Task statement
Return the whole listing, line for line, without the pictures in it.

======

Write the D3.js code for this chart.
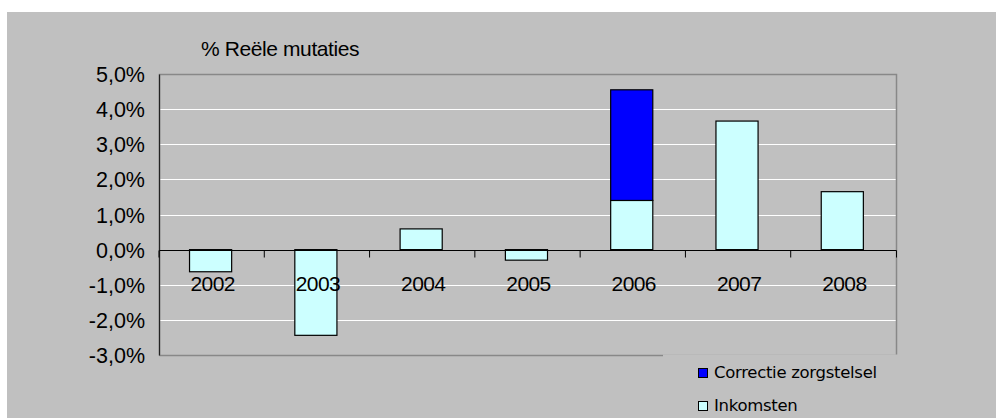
<!DOCTYPE html>
<html>
<head>
<meta charset="utf-8">
<script src="https://cdn.jsdelivr.net/npm/d3@7"></script>
<style>
  body { margin:0; background:#fff; }
  svg { display:block; }
</style>
</head>
<body>
<script>

var years = ["2002","2003","2004","2005","2006","2007","2008"];
var inkomsten = [-0.63,-2.44,0.59,-0.30,1.40,3.66,1.65];
var correctie = [0,0,0,0,3.15,0,0];
var yTicks = [-3,-2,-1,0,1,2,3,4,5];
var seriesNames = ["Correctie zorgstelsel","Inkomsten"];
var title = "% Reële mutaties";

var rows = years.map(function(y,i){
  return {year:y, inkomsten:inkomsten[i], correctie:correctie[i]};
});

var drawChart = function(width,height)
{
  var margins = {top:74, left:159, right:100, bottom:64};
  var colors = {inkomsten:"#CCFFFF", correctie:"#0000FF"};

  var xScale = d3.scaleBand()
                .domain(years)
                .range([margins.left,width-margins.right])
                .paddingInner(0).paddingOuter(0);
  var yScale = d3.scaleLinear()
                .domain([-3,5])
                .range([height-margins.bottom,margins.top]);

  var svg = d3.select("body")
      .append("svg")
      .attr("width",width)
      .attr("height",height);

  svg.append("rect")
     .attr("x",7).attr("y",12)
     .attr("width",width-7).attr("height",height-13)
     .attr("fill","#C0C0C0");

  // gridlines
  svg.append("g").selectAll("line")
     .data(yTicks.filter(function(d){return d!=0 && d!=5 && d!=-3;}))
     .enter().append("line")
     .attr("x1",margins.left).attr("x2",xScale.range()[1])
     .attr("y1",function(d){return Math.round(yScale(d))+0.5;})
     .attr("y2",function(d){return Math.round(yScale(d))+0.5;})
     .attr("stroke","#fff").attr("stroke-width",1);

  // frame
  var x0 = margins.left+0.5, x1 = Math.round(xScale.range()[1])+0.5;
  var yt = Math.round(yScale(5))+0.5, yb = Math.round(yScale(-3))+0.5;
  svg.append("path")
     .attr("d","M"+x0+","+yb+"V"+yt+"H"+x1+"V"+yb+"H"+x0)
     .attr("fill","none").attr("stroke","#888").attr("stroke-width",1.5);

  // stacked bars
  var stack = d3.stack().keys(["inkomsten","correctie"]).offset(d3.stackOffsetDiverging);
  var layers = stack(rows);
  var bw = xScale.bandwidth();

  svg.append("g").selectAll("g")
     .data(layers)
     .enter().append("g")
     .attr("fill",function(d){return colors[d.key];})
     .selectAll("rect")
     .data(function(d){return d.filter(function(p){return p[1]!=p[0];});})
     .enter().append("rect")
     .attr("x",function(d){return xScale(d.data.year)+bw*0.29;})
     .attr("width",bw*0.4)
     .attr("y",function(d){return yScale(Math.max(d[0],d[1]));})
     .attr("height",function(d){return Math.abs(yScale(d[0])-yScale(d[1]));})
     .attr("stroke","#000").attr("stroke-width",1.2);

  // left axis line
  svg.append("line")
     .attr("x1",x0).attr("x2",x0).attr("y1",yt).attr("y2",yb)
     .attr("stroke","#222").attr("stroke-width",1.2);

  // zero axis with ticks
  var xAxis = d3.axisBottom(xScale).tickSize(7).tickFormat("");
  var zero = svg.append("g")
     .attr("transform","translate(0,"+(Math.round(yScale(0))+0.5)+")")
     .call(xAxis);
  zero.select(".domain").attr("d","M"+x0+",0H"+x1+"V7").attr("stroke","#000");
  zero.selectAll(".tick line")
      .attr("transform","translate("+(-bw/2)+",0)")
      .attr("stroke","#000");

  // category labels
  svg.append("g").selectAll("text")
     .data(years)
     .enter().append("text")
     .attr("x",function(d){return xScale(d)+bw/2+1;})
     .attr("y",yScale(0)+41)
     .attr("text-anchor","middle")
     .attr("font-family","'Liberation Sans',Arial,sans-serif")
     .attr("font-size","21px")
     .attr("letter-spacing","-0.6px")
     .attr("fill","#000")
     .text(function(d){return d;});

  // y labels
  svg.append("g").selectAll("text")
     .data(yTicks)
     .enter().append("text")
     .attr("x",145)
     .attr("y",function(d){return yScale(d)+8;})
     .attr("text-anchor","end")
     .attr("font-family","'Liberation Sans',Arial,sans-serif")
     .attr("font-size","21.5px")
     .attr("fill","#000")
     .text(function(d){return d3.format(".1f")(d).replace(".",",").replace("\u2212","-")+"%";});

  svg.append("text")
     .attr("x",201).attr("y",56)
     .attr("font-family","'Liberation Sans',Arial,sans-serif")
     .attr("font-size","21px")
     .attr("letter-spacing","-0.4px")
     .text(title);

  // legend (covers the frame bottom on the right)
  var legend = svg.append("g").classed("legend",true);
  legend.append("rect")
        .attr("x",663).attr("y",yb-1)
        .attr("width",width-663).attr("height",height-yb)
        .attr("fill","#C0C0C0");
  var legendLines = legend.selectAll("g.legendLine")
        .data(seriesNames)
        .enter().append("g")
        .classed("legendLine",true)
        .attr("transform",function(d,i){return "translate(698,"+(368+i*33)+")";});
  legendLines.append("rect")
        .attr("x",0.5).attr("y",0.5)
        .attr("width",9).attr("height",9)
        .attr("fill",function(d,i){return i==0?colors.correctie:colors.inkomsten;})
        .attr("stroke","#000");
  legendLines.append("text")
        .attr("x",16).attr("y",10)
        .attr("font-family","'DejaVu Sans',Verdana,sans-serif")
        .attr("font-size","16.5px")
        .attr("letter-spacing","-0.3px")
        .text(function(d){return d;});
}

drawChart(996,419);

</script>
</body>
</html>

======

Task output
Write the D3.js code for this chart.
<!DOCTYPE html>
<html>
<head>
<meta charset="utf-8">
<script src="https://cdn.jsdelivr.net/npm/d3@7"></script>
<style>
  body { margin:0; background:#fff; }
  svg { display:block; }
</style>
</head>
<body>
<script>

var years = ["2002","2003","2004","2005","2006","2007","2008"];
var inkomsten = [-0.63,-2.44,0.59,-0.30,1.40,3.66,1.65];
var correctie = [0,0,0,0,3.15,0,0];
var yTicks = [-3,-2,-1,0,1,2,3,4,5];
var seriesNames = ["Correctie zorgstelsel","Inkomsten"];
var title = "% Reële mutaties";

var rows = years.map(function(y,i){
  return {year:y, inkomsten:inkomsten[i], correctie:correctie[i]};
});

var drawChart = function(width,height)
{
  var margins = {top:74, left:159, right:100, bottom:64};
  var colors = {inkomsten:"#CCFFFF", correctie:"#0000FF"};

  var xScale = d3.scaleBand()
                .domain(years)
                .range([margins.left,width-margins.right])
                .paddingInner(0).paddingOuter(0);
  var yScale = d3.scaleLinear()
                .domain([-3,5])
                .range([height-margins.bottom,margins.top]);

  var svg = d3.select("body")
      .append("svg")
      .attr("width",width)
      .attr("height",height);

  svg.append("rect")
     .attr("x",7).attr("y",12)
     .attr("width",width-7).attr("height",height-13)
     .attr("fill","#C0C0C0");

  // gridlines
  svg.append("g").selectAll("line")
     .data(yTicks.filter(function(d){return d!=0 && d!=5 && d!=-3;}))
     .enter().append("line")
     .attr("x1",margins.left).attr("x2",xScale.range()[1])
     .attr("y1",function(d){return Math.round(yScale(d))+0.5;})
     .attr("y2",function(d){return Math.round(yScale(d))+0.5;})
     .attr("stroke","#fff").attr("stroke-width",1);

  // frame
  var x0 = margins.left+0.5, x1 = Math.round(xScale.range()[1])+0.5;
  var yt = Math.round(yScale(5))+0.5, yb = Math.round(yScale(-3))+0.5;
  svg.append("path")
     .attr("d","M"+x0+","+yb+"V"+yt+"H"+x1+"V"+yb+"H"+x0)
     .attr("fill","none").attr("stroke","#888").attr("stroke-width",1.5);

  // stacked bars
  var stack = d3.stack().keys(["inkomsten","correctie"]).offset(d3.stackOffsetDiverging);
  var layers = stack(rows);
  var bw = xScale.bandwidth();

  svg.append("g").selectAll("g")
     .data(layers)
     .enter().append("g")
     .attr("fill",function(d){return colors[d.key];})
     .selectAll("rect")
     .data(function(d){return d.filter(function(p){return p[1]!=p[0];});})
     .enter().append("rect")
     .attr("x",function(d){return xScale(d.data.year)+bw*0.29;})
     .attr("width",bw*0.4)
     .attr("y",function(d){return yScale(Math.max(d[0],d[1]));})
     .attr("height",function(d){return Math.abs(yScale(d[0])-yScale(d[1]));})
     .attr("stroke","#000").attr("stroke-width",1.2);

  // left axis line
  svg.append("line")
     .attr("x1",x0).attr("x2",x0).attr("y1",yt).attr("y2",yb)
     .attr("stroke","#222").attr("stroke-width",1.2);

  // zero axis with ticks
  var xAxis = d3.axisBottom(xScale).tickSize(7).tickFormat("");
  var zero = svg.append("g")
     .attr("transform","translate(0,"+(Math.round(yScale(0))+0.5)+")")
     .call(xAxis);
  zero.select(".domain").attr("d","M"+x0+",0H"+x1+"V7").attr("stroke","#000");
  zero.selectAll(".tick line")
      .attr("transform","translate("+(-bw/2)+",0)")
      .attr("stroke","#000");

  // category labels
  svg.append("g").selectAll("text")
     .data(years)
     .enter().append("text")
     .attr("x",function(d){return xScale(d)+bw/2+1;})
     .attr("y",yScale(0)+41)
     .attr("text-anchor","middle")
     .attr("font-family","'Liberation Sans',Arial,sans-serif")
     .attr("font-size","21px")
     .attr("letter-spacing","-0.6px")
     .attr("fill","#000")
     .text(function(d){return d;});

  // y labels
  svg.append("g").selectAll("text")
     .data(yTicks)
     .enter().append("text")
     .attr("x",145)
     .attr("y",function(d){return yScale(d)+8;})
     .attr("text-anchor","end")
     .attr("font-family","'Liberation Sans',Arial,sans-serif")
     .attr("font-size","21.5px")
     .attr("fill","#000")
     .text(function(d){return d3.format(".1f")(d).replace(".",",").replace("\u2212","-")+"%";});

  svg.append("text")
     .attr("x",201).attr("y",56)
     .attr("font-family","'Liberation Sans',Arial,sans-serif")
     .attr("font-size","21px")
     .attr("letter-spacing","-0.4px")
     .text(title);

  // legend (covers the frame bottom on the right)
  var legend = svg.append("g").classed("legend",true);
  legend.append("rect")
        .attr("x",663).attr("y",yb-1)
        .attr("width",width-663).attr("height",height-yb)
        .attr("fill","#C0C0C0");
  var legendLines = legend.selectAll("g.legendLine")
        .data(seriesNames)
        .enter().append("g")
        .classed("legendLine",true)
        .attr("transform",function(d,i){return "translate(698,"+(368+i*33)+")";});
  legendLines.append("rect")
        .attr("x",0.5).attr("y",0.5)
        .attr("width",9).attr("height",9)
        .attr("fill",function(d,i){return i==0?colors.correctie:colors.inkomsten;})
        .attr("stroke","#000");
  legendLines.append("text")
        .attr("x",16).attr("y",10)
        .attr("font-family","'DejaVu Sans',Verdana,sans-serif")
        .attr("font-size","16.5px")
        .attr("letter-spacing","-0.3px")
        .text(function(d){return d;});
}

drawChart(996,419);

</script>
</body>
</html>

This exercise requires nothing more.